When he was captain of the tennis team and a political science major at Wheaton, Greg Poulin ’12 learned valuable lessons about succeeding: “You have to go into it with a clear game plan, play to your strengths and be able to adapt rapidly.”
The strategy has served him well in starting and running Goodly, a business that aims to help employers offer what a 2018 Forbes magazine article describes as currently one of the “hottest employee benefits”—student loan repayment.
Poulin co-founded Goodly in April 2018 with Hemant Verma. The startup provides a software platform for employers to contribute to paying down student loan debt through payroll as an employee benefit, with recruitment and retention in mind.
“Employers are witnessing the hottest job market in a generation. A big part of keeping employees happy and in their jobs is providing practical benefits, not fun perks,” Poulin said.
This spring, Goodly got a strong nod of support with $1.3 million in seed funding. Norwest Venture Partners, which partners with entrepreneurs to build companies, led the investment, with participation from Y Combinator, ACE & Co., Zeno Ventures and others.

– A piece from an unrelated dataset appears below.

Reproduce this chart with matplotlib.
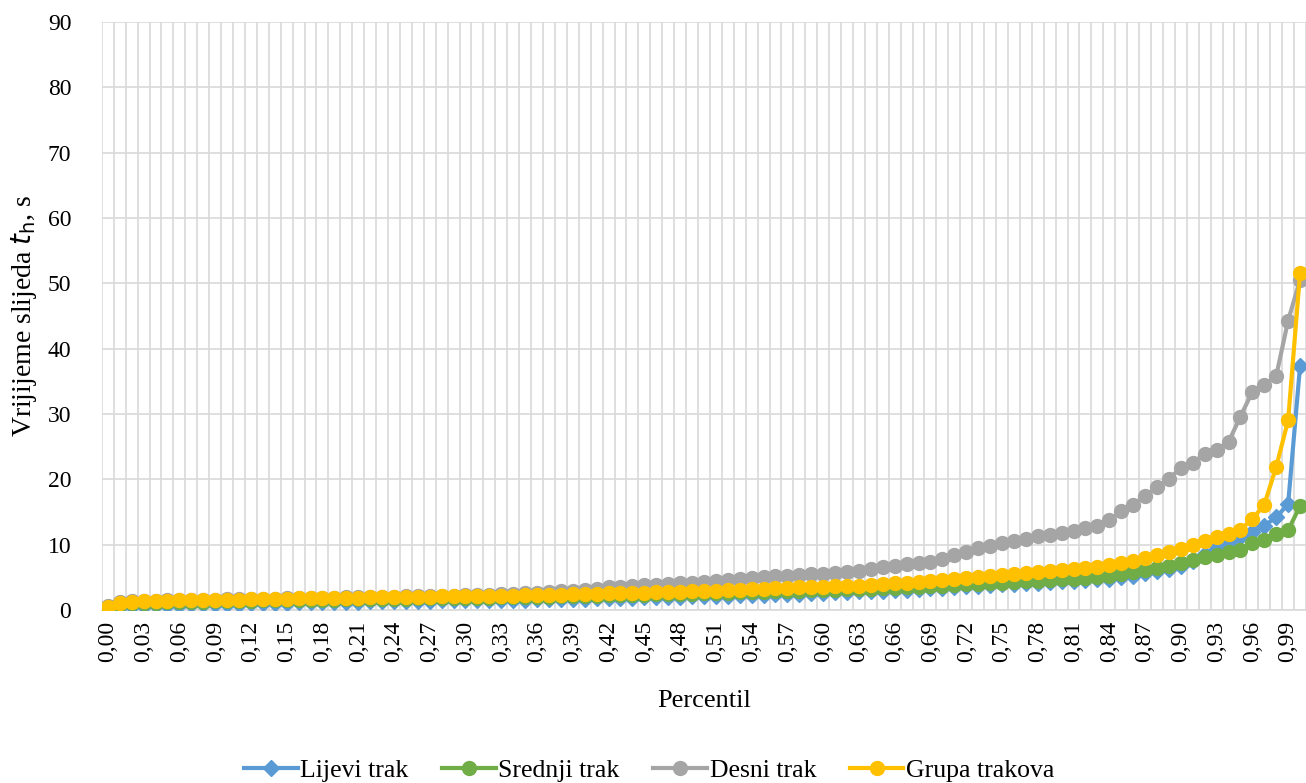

“Goodly came from my own personal experience with student loans,” Poulin said. “After my father passed away unexpectedly after suffering a heart attack, I had to borrow $80,000 in student loans to pay for graduate school.”

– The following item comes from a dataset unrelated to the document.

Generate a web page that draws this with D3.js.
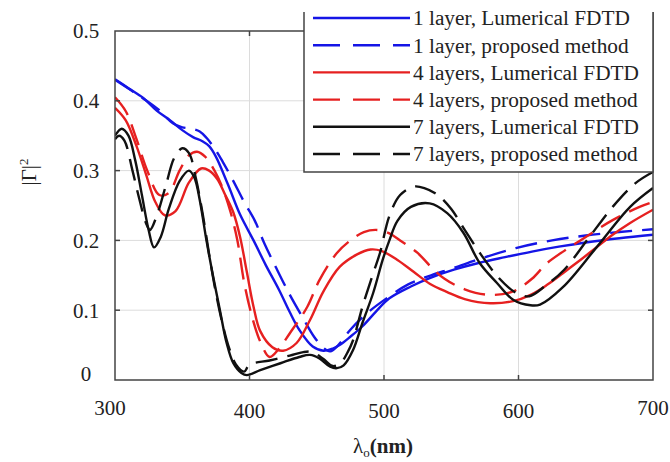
<!DOCTYPE html>
<html>
<head>
<meta charset="utf-8">
<script src="https://cdn.jsdelivr.net/npm/d3@7"></script>
<style>
  html, body { margin: 0; padding: 0; background: #fff; }
  svg { display: block; }
</style>
</head>
<body>
<svg id="chart" width="670" height="462" font-family="'Liberation Serif', 'DejaVu Serif', serif"></svg>
<script>
// ---- Data ----
const xTicks = [300, 400, 500, 600, 700];
const yTicks = [0, 0.1, 0.2, 0.3, 0.4, 0.5];
const yTickLabels = ["0", "0.1", "0.2", "0.3", "0.4", "0.5"];

const oneLayerFdtd = [[300,0.431],[310,0.418],[321,0.404],[331,0.386],[341,0.372],[350,0.358],[358,0.348],[365,0.342],[370,0.335],[375,0.32],[384,0.28],[393,0.237],[403,0.2],[412,0.165],[422,0.129],[430,0.097],[437,0.072],[447,0.048],[455,0.042],[462,0.045],[467,0.05],[475,0.062],[484,0.077],[494,0.098],[504,0.117],[520,0.134],[534,0.146],[552,0.158],[571,0.168],[590,0.176],[610,0.184],[630,0.191],[650,0.197],[675,0.203],[700,0.208]];
const oneLayerProposed = [[300,0.43],[312,0.415],[322,0.402],[332,0.388],[343,0.368],[350,0.362],[357,0.36],[363,0.356],[368,0.347],[374,0.332],[380,0.313],[388,0.285],[396,0.255],[404,0.228],[411,0.196],[420,0.16],[430,0.122],[440,0.088],[448,0.062],[455,0.046],[460,0.041],[466,0.05],[475,0.072],[487,0.095],[499,0.113],[518,0.137],[535,0.15],[551,0.16],[572,0.174],[598,0.189],[625,0.2],[650,0.207],[675,0.212],[700,0.216]];
const fourLayersFdtd = [[300,0.39],[308,0.372],[316,0.335],[323,0.295],[330,0.255],[337,0.236],[345,0.242],[355,0.283],[364,0.303],[370,0.3],[376,0.288],[382,0.265],[388,0.24],[393,0.205],[398,0.155],[403,0.105],[408,0.07],[417,0.047],[425,0.042],[435,0.053],[445,0.086],[455,0.127],[467,0.162],[480,0.18],[490,0.187],[498,0.185],[510,0.172],[522,0.155],[534,0.138],[547,0.126],[560,0.116],[579,0.11],[596,0.113],[609,0.122],[621,0.136],[633,0.153],[646,0.172],[658,0.19],[670,0.208],[683,0.225],[700,0.244]];
const fourLayersProposed = [[300,0.405],[308,0.385],[316,0.345],[324,0.3],[333,0.265],[340,0.268],[348,0.3],[355,0.322],[361,0.327],[367,0.32],[374,0.3],[380,0.275],[386,0.24],[391,0.2],[396,0.14],[402,0.09],[408,0.055],[415,0.033],[422,0.045],[430,0.067],[443,0.105],[452,0.143],[465,0.182],[475,0.2],[485,0.212],[495,0.215],[504,0.21],[512,0.2],[525,0.182],[535,0.162],[545,0.145],[560,0.13],[578,0.122],[596,0.127],[610,0.145],[621,0.167],[634,0.185],[646,0.2],[658,0.215],[670,0.229],[690,0.248],[700,0.255]];
const sevenLayersFdtd = [[300,0.35],[305,0.36],[310,0.35],[315,0.315],[320,0.265],[325,0.215],[329,0.19],[334,0.205],[340,0.245],[348,0.285],[355,0.3],[359,0.29],[363,0.258],[368,0.2],[373,0.148],[378,0.1],[383,0.053],[388,0.024],[394,0.01],[398,0.007],[408,0.014],[423,0.024],[437,0.033],[445,0.036],[452,0.031],[460,0.019],[465,0.017],[470,0.021],[477,0.043],[484,0.082],[492,0.125],[499,0.172],[504,0.2],[510,0.228],[520,0.248],[534,0.253],[547,0.239],[559,0.211],[571,0.168],[584,0.139],[596,0.115],[609,0.107],[616,0.108],[633,0.133],[658,0.19],[683,0.248],[700,0.275]];
const sevenLayersProposed = [[300,0.345],[303,0.35],[307,0.343],[313,0.3],[318,0.26],[323,0.225],[326,0.215],[331,0.235],[338,0.28],[344,0.318],[350,0.332],[355,0.325],[360,0.29],[365,0.24],[370,0.18],[375,0.125],[380,0.08],[385,0.045],[390,0.022],[396,0.012],[400,0.022],[415,0.028],[430,0.035],[440,0.04],[447,0.04],[455,0.03],[462,0.02],[468,0.025],[473,0.04],[477,0.057],[484,0.105],[492,0.153],[497,0.182],[504,0.235],[512,0.265],[522,0.277],[530,0.275],[540,0.265],[550,0.245],[560,0.215],[572,0.18],[585,0.147],[598,0.125],[608,0.12],[620,0.135],[634,0.158],[652,0.203],[670,0.248],[687,0.282],[700,0.298]];

const seriesNames = [
  "1 layer, Lumerical FDTD", "1 layer, proposed method",
  "4 layers, Lumerical FDTD", "4 layers, proposed method",
  "7 layers, Lumerical FDTD", "7 layers, proposed method"
];
const seriesValues = [oneLayerFdtd, oneLayerProposed, fourLayersFdtd, fourLayersProposed, sevenLayersFdtd, sevenLayersProposed];

// ---- Styles ----
const BLUE = "#1515e6", RED = "#e62020", BLACK = "#111";
const seriesColors = [BLUE, BLUE, RED, RED, BLACK, BLACK];
const DASH = "22,10";

const plot = { left: 115, right: 653, top: 31, bottom: 380 };
const legendBox = { left: 304, top: 12, bottom: 172 };

const svg = d3.select("#chart");
const x = d3.scaleLinear().domain([300, 700]).range([plot.left, plot.right]);
const y = d3.scaleLinear().domain([0, 0.5]).range([plot.bottom, plot.top]);

// grid
const grid = svg.append("g").attr("stroke", "#dcdcdc").attr("stroke-width", 1);
grid.selectAll("line.gy").data(yTicks.slice(1, -1)).join("line")
  .attr("x1", plot.left).attr("x2", plot.right)
  .attr("y1", d => y(d)).attr("y2", d => y(d));
grid.selectAll("line.gx").data(xTicks.slice(1, -1)).join("line")
  .attr("y1", plot.top).attr("y2", plot.bottom)
  .attr("x1", d => x(d)).attr("x2", d => x(d));

// curves
svg.append("clipPath").attr("id", "clip").append("rect")
  .attr("x", plot.left).attr("y", plot.top - 2)
  .attr("width", plot.right - plot.left).attr("height", plot.bottom - plot.top + 2);

const line = d3.line()
  .x(d => x(d[0])).y(d => y(d[1]))
  .curve(d3.curveCatmullRom.alpha(0.5));

svg.append("g").attr("clip-path", "url(#clip)")
  .selectAll("path").data(seriesValues).join("path")
  .attr("d", line)
  .attr("fill", "none")
  .attr("stroke", (d, i) => seriesColors[i])
  .attr("stroke-width", 2.4)
  .attr("stroke-dasharray", (d, i) => i % 2 ? DASH : null);

// axes frame
const axisG = svg.append("g").attr("stroke", "#444").attr("stroke-width", 1.5).attr("fill", "none");
axisG.append("path")
  .attr("d", `M${legendBox.left},${plot.top}H${plot.left}V${plot.bottom}H${plot.right}V${legendBox.top}`);

// tick marks inward
const tk = 5;
axisG.selectAll("line.ty").data(yTicks.slice(1, -1)).join("line")
  .attr("x1", plot.left).attr("x2", plot.left + tk)
  .attr("y1", d => y(d)).attr("y2", d => y(d));
axisG.selectAll("line.tyr").data(yTicks.slice(1, -1)).join("line")
  .attr("x1", plot.right).attr("x2", plot.right - tk)
  .attr("y1", d => y(d)).attr("y2", d => y(d));
axisG.selectAll("line.tx").data(xTicks.slice(1, -1)).join("line")
  .attr("y1", plot.bottom).attr("y2", plot.bottom - tk)
  .attr("x1", d => x(d)).attr("x2", d => x(d));
axisG.append("line")
  .attr("x1", x(400)).attr("x2", x(400))
  .attr("y1", plot.top).attr("y2", plot.top + tk);

// tick labels
svg.append("g").attr("font-size", 21).attr("fill", "#222").attr("text-anchor", "middle")
  .selectAll("text").data(yTicks).join("text")
  .attr("x", 86)
  .attr("y", d => Math.min(y(d), 374))
  .attr("dy", "0.35em")
  .text((d, i) => yTickLabels[i]);

svg.append("g").attr("font-size", 21).attr("fill", "#222").attr("text-anchor", "middle")
  .selectAll("text").data(xTicks).join("text")
  .attr("x", d => d === 300 ? x(d) - 5 : x(d))
  .attr("y", d => d === 300 || d === 700 ? 408 : 411)
  .attr("dy", "0.35em")
  .text(d => d);

// axis titles
const xt = svg.append("text").attr("x", 383).attr("y", 453)
  .attr("text-anchor", "middle").attr("font-size", 21).attr("font-weight", "bold").attr("fill", "#222");
xt.append("tspan").attr("font-weight", "normal").text("λ");
xt.append("tspan").attr("font-size", 13).attr("dy", 4).attr("font-weight", "normal").text("o");
xt.append("tspan").attr("dy", -4).text("(nm)");

const yt = svg.append("text").attr("transform", "translate(36,172) rotate(-90)")
  .attr("text-anchor", "middle").attr("font-size", 21).attr("fill", "#222");
yt.append("tspan").text("|Γ|");
yt.append("tspan").attr("font-size", 13).attr("dy", -8).text("2");

// legend
const lg = svg.append("g");
lg.append("rect")
  .attr("x", legendBox.left).attr("y", legendBox.top)
  .attr("width", plot.right - legendBox.left).attr("height", legendBox.bottom - legendBox.top)
  .attr("fill", "#fff");
lg.append("path")
  .attr("d", `M${legendBox.left},${legendBox.top}V${legendBox.bottom}H${plot.right}V${legendBox.top}`)
  .attr("fill", "none").attr("stroke", "#444").attr("stroke-width", 1.5);

const rowY = d3.scaleLinear().domain([0, 5]).range([18, 154]);
const rows = lg.selectAll("g.row").data(seriesNames).join("g")
  .attr("transform", (d, i) => `translate(0,${rowY(i)})`);
rows.append("line")
  .attr("x1", 313).attr("x2", 410).attr("y1", 0).attr("y2", 0)
  .attr("stroke", (d, i) => seriesColors[i])
  .attr("stroke-width", 2.4)
  .attr("stroke-dasharray", (d, i) => i % 2 ? "27,13" : null);
const labels = rows.append("text")
  .attr("x", 413).attr("y", 0).attr("dy", "0.35em")
  .attr("font-size", 20).attr("fill", "#222")
  .text(d => d);

// fit legend font so the first label spans about 217px like the reference
const w0 = labels.node().getComputedTextLength();
if (w0 > 0) labels.attr("font-size", Math.min(23, 20 * 217 / w0));
</script>
</body>
</html>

His experiences related to his major in political science also led him to start Goodly.
“Professor Jeanne Wilson was my advisor and helped spur my interest in politics and international relations, which led me to continue to study this field in graduate school at Dartmouth College”—and ultimately to Goodly, Poulin said.
He came to Wheaton following in the footsteps of his mother, Mary Ann Noddin-Poulin ’81 (also a member of the tennis team and a political science major). At Dartmouth, his research focused on the intersection of globalization and science and technology policy. He also worked at the White House Office of Science and Technology Policy during the Obama administration in 2015.
“I worked on the first ever White House Demo Day. That gave me exposure to working directly with startup founders and seeing how technology can be leveraged to solve large-scale societal problems, including student loan debt,” he said.
Wilson has kept in touch with Poulin, as he has shared articles that he wrote for various publications.
“He has shown so much initiative and entrepreneurial spirit, not to mention an academic commitment. I am touched that I had an impact,” Wilson said. “During his time at Wheaton he showed a passionate interest in political science and a concern for the betterment of U.S. society. I remember that well about him.”
Poulin, who has been interviewed by dozens of media outlets, including NPR and U.S. News & World Report, said that the $1.3 million seed funding will be used to grow the team at Goodly (which means attractive, excellent or admirable).